■ Your objective ■
Set down the data below from its first line to the line holding "import math", inclusive; omit all pictures.

***** Supplied information *****

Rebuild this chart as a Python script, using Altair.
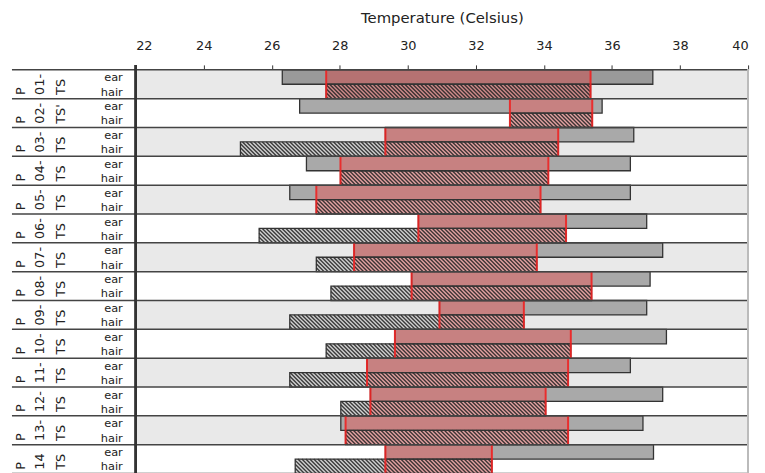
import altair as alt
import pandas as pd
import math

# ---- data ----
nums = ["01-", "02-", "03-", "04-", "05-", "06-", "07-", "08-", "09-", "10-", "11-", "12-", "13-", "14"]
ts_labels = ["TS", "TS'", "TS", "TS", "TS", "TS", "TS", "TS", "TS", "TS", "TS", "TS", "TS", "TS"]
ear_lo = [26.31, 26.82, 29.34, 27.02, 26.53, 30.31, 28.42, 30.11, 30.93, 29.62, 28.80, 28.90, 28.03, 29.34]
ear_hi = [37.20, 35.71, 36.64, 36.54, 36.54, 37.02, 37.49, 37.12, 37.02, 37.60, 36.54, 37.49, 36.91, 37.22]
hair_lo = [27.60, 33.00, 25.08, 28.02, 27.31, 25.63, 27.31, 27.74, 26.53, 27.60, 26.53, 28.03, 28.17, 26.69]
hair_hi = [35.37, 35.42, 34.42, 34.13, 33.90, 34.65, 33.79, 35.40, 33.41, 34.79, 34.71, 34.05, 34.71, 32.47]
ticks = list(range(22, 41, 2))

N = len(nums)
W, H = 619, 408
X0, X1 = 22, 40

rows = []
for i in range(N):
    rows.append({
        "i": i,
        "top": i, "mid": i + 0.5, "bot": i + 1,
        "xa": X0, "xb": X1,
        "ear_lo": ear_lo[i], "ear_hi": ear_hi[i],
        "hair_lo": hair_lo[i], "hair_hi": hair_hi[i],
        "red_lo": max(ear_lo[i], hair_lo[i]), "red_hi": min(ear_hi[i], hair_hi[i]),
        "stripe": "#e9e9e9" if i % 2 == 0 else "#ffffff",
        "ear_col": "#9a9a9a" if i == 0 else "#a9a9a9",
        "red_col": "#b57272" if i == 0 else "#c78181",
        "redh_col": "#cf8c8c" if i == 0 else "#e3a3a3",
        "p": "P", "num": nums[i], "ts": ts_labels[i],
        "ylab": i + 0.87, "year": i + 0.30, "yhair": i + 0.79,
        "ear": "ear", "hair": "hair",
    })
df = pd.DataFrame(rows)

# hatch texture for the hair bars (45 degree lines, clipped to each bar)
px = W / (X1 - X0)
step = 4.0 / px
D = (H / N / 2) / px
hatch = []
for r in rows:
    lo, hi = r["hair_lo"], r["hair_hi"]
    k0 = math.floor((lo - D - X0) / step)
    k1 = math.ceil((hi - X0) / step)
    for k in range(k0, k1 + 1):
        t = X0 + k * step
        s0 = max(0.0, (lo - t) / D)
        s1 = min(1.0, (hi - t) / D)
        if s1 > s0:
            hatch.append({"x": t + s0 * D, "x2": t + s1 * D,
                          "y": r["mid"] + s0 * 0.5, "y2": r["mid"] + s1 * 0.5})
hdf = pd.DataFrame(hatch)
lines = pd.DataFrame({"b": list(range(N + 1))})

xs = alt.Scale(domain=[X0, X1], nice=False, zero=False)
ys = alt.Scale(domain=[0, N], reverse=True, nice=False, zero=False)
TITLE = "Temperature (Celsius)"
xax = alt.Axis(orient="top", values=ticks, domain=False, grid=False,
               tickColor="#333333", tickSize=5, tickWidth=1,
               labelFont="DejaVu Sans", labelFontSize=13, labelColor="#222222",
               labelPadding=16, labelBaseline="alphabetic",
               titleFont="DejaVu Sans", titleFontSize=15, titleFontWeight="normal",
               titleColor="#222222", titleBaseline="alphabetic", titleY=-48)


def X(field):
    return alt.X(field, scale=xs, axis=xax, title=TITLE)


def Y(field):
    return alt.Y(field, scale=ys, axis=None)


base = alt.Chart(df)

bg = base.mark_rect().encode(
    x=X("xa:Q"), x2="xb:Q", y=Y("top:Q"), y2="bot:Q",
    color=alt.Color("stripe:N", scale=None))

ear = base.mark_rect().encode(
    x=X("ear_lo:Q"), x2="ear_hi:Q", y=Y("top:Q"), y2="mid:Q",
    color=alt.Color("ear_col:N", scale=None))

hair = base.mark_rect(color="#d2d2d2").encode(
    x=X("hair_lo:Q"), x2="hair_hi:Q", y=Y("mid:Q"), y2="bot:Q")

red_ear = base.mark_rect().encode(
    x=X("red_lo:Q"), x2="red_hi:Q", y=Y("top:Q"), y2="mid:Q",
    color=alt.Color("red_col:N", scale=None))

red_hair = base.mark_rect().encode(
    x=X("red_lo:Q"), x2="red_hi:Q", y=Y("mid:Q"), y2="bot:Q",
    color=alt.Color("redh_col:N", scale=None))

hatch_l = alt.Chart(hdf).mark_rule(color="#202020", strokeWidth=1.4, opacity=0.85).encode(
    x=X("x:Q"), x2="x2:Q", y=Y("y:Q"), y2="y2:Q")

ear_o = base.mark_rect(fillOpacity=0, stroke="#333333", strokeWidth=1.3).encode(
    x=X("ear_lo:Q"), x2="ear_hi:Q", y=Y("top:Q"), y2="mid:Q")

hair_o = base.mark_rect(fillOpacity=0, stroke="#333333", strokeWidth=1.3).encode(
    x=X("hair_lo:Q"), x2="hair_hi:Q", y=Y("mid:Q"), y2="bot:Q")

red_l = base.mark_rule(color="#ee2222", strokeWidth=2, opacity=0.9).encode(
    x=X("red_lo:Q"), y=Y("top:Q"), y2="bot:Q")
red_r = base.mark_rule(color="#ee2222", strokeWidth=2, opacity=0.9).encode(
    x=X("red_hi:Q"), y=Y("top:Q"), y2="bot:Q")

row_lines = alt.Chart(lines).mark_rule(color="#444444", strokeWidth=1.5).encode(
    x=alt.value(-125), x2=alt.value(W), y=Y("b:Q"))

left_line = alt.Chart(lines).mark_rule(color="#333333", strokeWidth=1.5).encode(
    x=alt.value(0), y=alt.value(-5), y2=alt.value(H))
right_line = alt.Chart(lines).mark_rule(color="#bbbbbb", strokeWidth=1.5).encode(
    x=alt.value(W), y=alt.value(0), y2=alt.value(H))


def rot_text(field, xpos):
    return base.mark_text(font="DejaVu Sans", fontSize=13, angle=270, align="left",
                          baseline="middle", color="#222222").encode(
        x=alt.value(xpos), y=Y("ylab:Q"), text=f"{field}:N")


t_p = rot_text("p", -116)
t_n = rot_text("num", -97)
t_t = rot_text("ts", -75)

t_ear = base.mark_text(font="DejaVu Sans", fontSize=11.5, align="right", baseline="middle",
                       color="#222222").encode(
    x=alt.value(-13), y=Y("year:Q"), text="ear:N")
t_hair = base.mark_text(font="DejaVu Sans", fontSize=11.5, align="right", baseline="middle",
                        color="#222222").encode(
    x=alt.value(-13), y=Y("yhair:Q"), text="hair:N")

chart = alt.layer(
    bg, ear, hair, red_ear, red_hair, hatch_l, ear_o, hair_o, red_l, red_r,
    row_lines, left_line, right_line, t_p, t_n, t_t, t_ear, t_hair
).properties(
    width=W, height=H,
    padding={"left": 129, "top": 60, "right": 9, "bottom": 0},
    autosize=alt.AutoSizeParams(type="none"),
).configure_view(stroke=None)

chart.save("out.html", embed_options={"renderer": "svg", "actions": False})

*****

■ Result ■
Rebuild this chart as a Python script, using Altair.
import altair as alt
import pandas as pd
import math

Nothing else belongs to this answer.